Тимофей очень сильно похудел. Но потихоньку к нему возвращается аппетит. Все это время у него течет из носа. Оказывается, что у него аллергический насморк.
Частота стула уменьшается, консистенция тоже становится чуть лучше. Я радуюсь. И принимаю решение уезжать домой. 15 августа вопреки советам того чудесного врача я пишу отказ от госпитализации. За нами приезжает Дима, и мы покидаем Химкинскую больницу.
Теперь нам предстоит долгое восстановление. Но теперь мы дома.
Постепенно Тимофей начинает кушать, набирает в весе. И постоянно плачет, если я от него отхожу по каким-то делам.
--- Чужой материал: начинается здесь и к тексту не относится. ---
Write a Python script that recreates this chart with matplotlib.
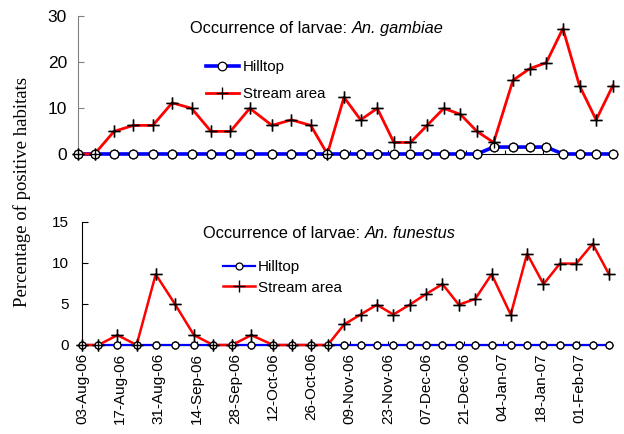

На годовщину нашей свадьбы еще до болезни Тимофея я оплатила мужу в подарок путешествие. И так получилось, что после нашего приезда Дима сразу уехал на неделю. Я очень настаивала и не хотела отменять эту поездку. С Анфисой на время его отсутствия помогали бабушки и дедушки, она оставалась у них на ночь. Я бы не справилась с ними двумя одна в ту неделю. Периодически мы с Тимофеем приезжали к ней в гости, ходили гулять. И к моменту возвращения Димы мы уже забрали ее домой.
Тимофей еще долгое время опасался других людей, плакал на приеме у врача, завидя белый халат. А я долгое время приходила в себя. И очень боялась, что он снова заболеет чем-то непонятным. К слову, в следующий раз он заболел спустя полтора месяца. Анфиса принесла из садика вирус Коксаки. У них обоих были сильные язвы во рту, сыпь на ладошках и температура. И я опять предавалась панике. Реанимацию в Химках закрыли. Врачей перевели в новый современный центр в Красногорске. Вот такая история получилась.